Python binding (external)
There's a sample Python 2 binding (we don't know which exact minimum version is required) contributed to the Gajim source code (dual-licenced under the same licence as Gajim (GPLv3 only), as well as the same licence (MirOS) as kwalletcli). The binding was originally written by the author of kwalletcli, sponsored by tarent GmbH, as well.
- initial submission
- the code (maintained inside the Gajim repository, as most prominent user of it; bugfixed by Yann “asterix” Leboulanger once already, thanks!
- usage example (again, Gajim code)
Note that the Python binding uses subprocess.Popen() and the Shell binding to do the actual work.
Shell binding
The kwalletcli(1) manpage provides a documentation of the shell binding. The other utilities part of the distribution, as well as the Python binding, serve as usage examples.
Security
Passwords can, of course, only be accessed if the KDE Wallet is opened. Hence, the on-disc security of the passwords is the same as for all other applications using it. We make no statement on its security (the GnuPG mailing lists have some flamewars about it), but if this is “enough” for you (or, if you are a company sysadmin, your boss), you're welcome. On the other hand, since the KDE pop-up will only show “kwalletcli”, not the application/script using it, when it asks whether access to the Wallet is to be permitted, password stealing by untrusted-local applications is easier (but if you have these, you have totally different problems anyway).
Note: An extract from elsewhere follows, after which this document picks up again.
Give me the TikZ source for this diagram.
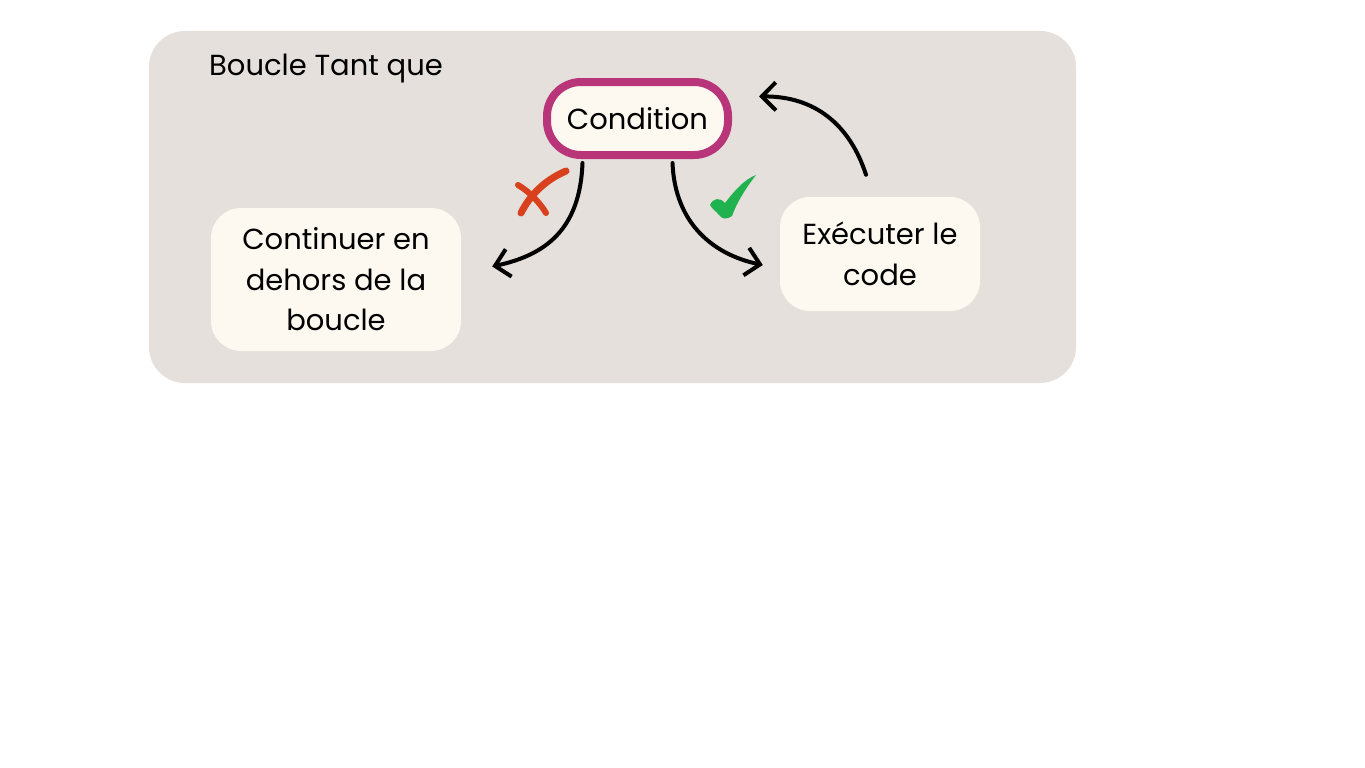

Hence, we suggest to “allow always” access for kwalletcli(1) and take the usual care when installing and running applications from third parties.
If you turn “iodebug” in pinentry-kwallet on, it will log the entire dialogue with both parent and co-process, including passwords, to a file in your home directory. (This can only be done by editing the script directly.)
Users
The Gajim Jabber client supports kwalletcli, by means of the Python binding, for storing Jabber passwords in the KDE Wallet in an encrypted manner, since version 0.13 (committed after some discussion; Gajim already supported gnome-keyring though).
tarent GmbH, which sponsored development of kwalletcli, has been using it to make the live of its employees on their GNU/Linux desktops easier, since mid-2009.